In this regard, it held that the taxpayer must demonstrate perversity in the findings of the tribunal for a factual finding to give rise to a substantial question of law. This was substantiated by judicial precedents both at High Court and Supreme Court level.

Given that the arguments raised in the instant case were regarding pick of comparables, short-listing of them, applying of filters, etc., the High Court held that these questions are factual and therefore cannot be entertained by the High Court.

The High Court has also noted that the process of making huge transfer pricing adjustments results in litigation at several levels and forums. And, if such questions are entertained by the High Courts and Supreme Court, it will cause further delay and hamper judicial dispensation in such cases.

The ruling of the High Court affirms an age-old principle that the tribunal is the final fact-finding authority and the High Court and Supreme Court can only answer substantial questions of law arising out of such judgments. The existence of a substantial question of law is sine qua non for maintaining an appeal before the High Court.

Interestingly, in the present case, instead of dismissing the appeal upfront, the High Court dives into the order of the tribunal and even discusses it, to some extent.

However, since the questions provided to the High Court require facts to be analyzed and brought before the High Court, the High Court clarified that mere dissatisfaction with the findings of facts arrived at by the learned tribunal is not at all a sufficient reason to invoke Section 260-A of the ITA before the court.

However, considering recent changing trends in the economy concerning digitalization it becomes interesting to analyze this judgment.

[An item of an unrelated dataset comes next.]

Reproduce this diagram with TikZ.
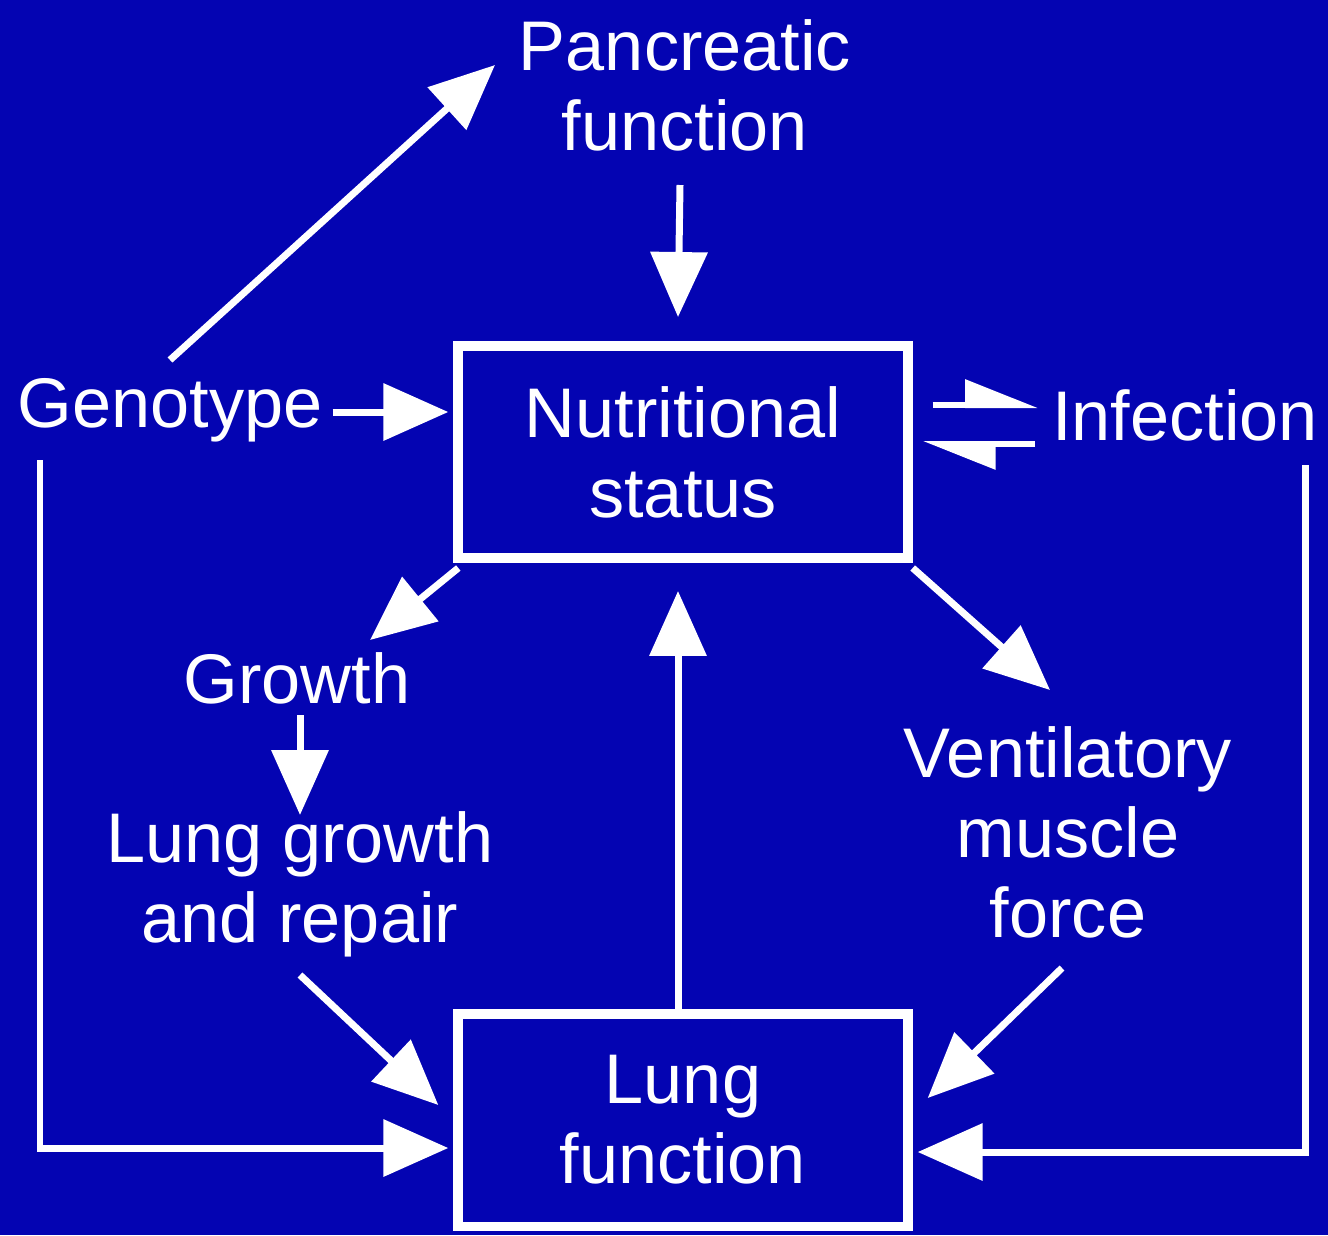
\documentclass[tikz,border=0pt]{standalone}
\usepackage{fontspec}
\setmainfont{Liberation Sans}
\usetikzlibrary{arrows.meta,calc}
\definecolor{bgblue}{RGB}{4,4,178}
\begin{document}
\begin{tikzpicture}[x=0.02cm,y=-0.02cm,
  lbl/.style={text=white,font=\fontsize{40}{45.5}\selectfont,align=center,inner sep=0pt},
  boxnode/.style={draw=white,line width=0.19cm,minimum width=9.0cm,minimum height=4.25cm,text=white,font=\fontsize{40}{45.5}\selectfont,align=center},
  arr/.style={draw=white,line width=0.14cm,-{Triangle[length=1.3cm,width=1.12cm]}},
  harp/.style={draw=white,line width=0.12cm,-{Triangle[harpoon,length=1.3cm,width=1.0cm]}},
  plainline/.style={draw=white,line width=0.14cm}]
\fill[bgblue] (0,0) rectangle (1328,1235);
\useasboundingbox (0,0) rectangle (1328,1235);

\node[lbl] (panc) at (685,85) {Pancreatic\\function};
\node[boxnode] (nut) at (683,452) {Nutritional\\status};
\node[boxnode] (lung) at (683,1120) {Lung\\function};
\node[lbl] (geno) at (170,410) {Genotype};
\node[lbl] (infe) at (1185,415) {Infection};
\node[lbl] (growth) at (297,678) {Growth};
\node[lbl] (lgr) at (300,884) {Lung growth\\and repair};
\node[lbl] (vent) at (1068,832) {Ventilatory\\muscle\\force};

% arrows
\draw[arr] ($(geno.center)+(0,-50)$) -- ($(panc.center)+(-190,-20)$);
\draw[arr] ($(panc.center)+(-5,100)$) -- ($(nut.north)+(-5,-24)$);
\draw[arr] (geno.east) ++(10,2) -- ($(nut.west)+(-5,-40)$);
\draw[harp] ($(nut.east)+(20,-47)$) -- ($(infe.center)+(-147,-10)$);
\draw[harp] ($(infe.center)+(-150,29)$) -- ($(nut.east)+(10,-8)$);
\draw[arr] ($(nut.south west)+(5,5)$) -- ($(growth.center)+(73,-38)$);
\draw[arr] ($(nut.south east)+(0,5)$) -- ($(vent.center)+(-18,-142)$);
\draw[arr] ($(growth.center)+(3,37)$) -- ($(lgr.center)+(0,-69)$);
\draw[arr] ($(lgr.center)+(0,91)$) -- ($(lung.west)+(-15,-15)$);
\draw[arr] ($(vent.center)+(-6,136)$) -- ($(lung.east)+(15,-22)$);
\draw[arr] ($(lung.north)+(-5,0)$) -- ($(nut.south)+(-5,28)$);
\draw[arr] ($(geno.center)+(-130,50)$) |- ($(lung.west)+(-5,28)$);
\draw[arr] ($(infe.center)+(120,50)$) |- ($(lung.east)+(5,32)$);
\end{tikzpicture}
\end{document}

Presently, courts and tribunals are still trying to tax the digital economy within the existing provisions of law and, accordingly, the law in this respect is still evolving.

The courts in India refer to OECD commentaries, international authors, and the multilateral instrument to conclude in this regard.

The High Court has stated that questions on interpretation of domestic law or tax treaties, share transfers, and base erosion and profit shifting (BEPS) would be considered as ‘substantial’ questions of law.

Therefore, if questions involving transfer pricing adjustments in a digital set up are driven by these international tax principles, in addition to facts, one can still argue that the High Court could entertain such appeals.